FII’s stance is important

He said, “Higher yields on bonds in the US and strengthening of the dollar after the elections have impacted emerging markets like India, and FII (foreign institutional investor) activity remains a key factor influencing Indian equities in the near term.” Experts said the movement of global oil benchmark Brent crude and the rupee-dollar trend will also influence market trades. “This week is also a short one due to the holiday, and with the earnings season almost over, the focus will again shift to FII flows. Foreign institutional investors have been selling continuously for the last one and a half months. Additionally, traders will keep a close eye on global market trends,” said Ajit Mishra, senior vice-president-research, at Religare Broking Ltd.

Big drop last week

Last week, the BSE benchmark index Sensex fell 1,906.01 points or 2.39 percent.
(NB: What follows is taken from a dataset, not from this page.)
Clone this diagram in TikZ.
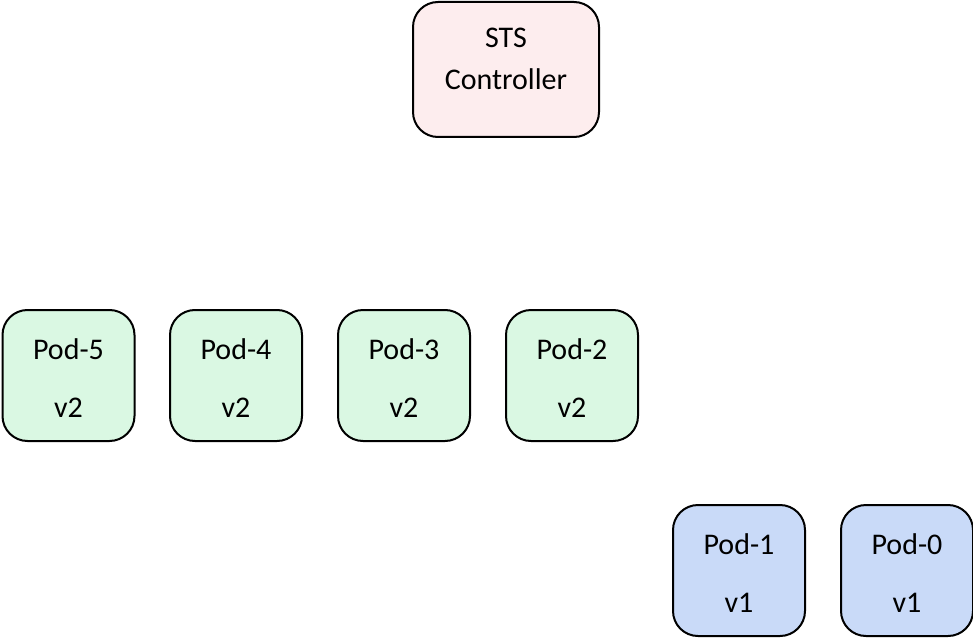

The stock markets were closed on Friday on the occasion of Guru Nanak Jayanti. The BSE benchmark index closed with a massive fall of 8,397.94 points or 9.76 percent from its all-time high and the Nifty also fell 2,744.65 points or 10.44 percent from its record high. The Sensex had hit its record peak of 85,978.25 on September 27 this year and the NSE Nifty also hit a record level of 26,277.35 on the same day. The sharp fall in the benchmark indices was due to foreign investors fleeing the domestic market, weak second-quarter earnings, and high valuations of equities.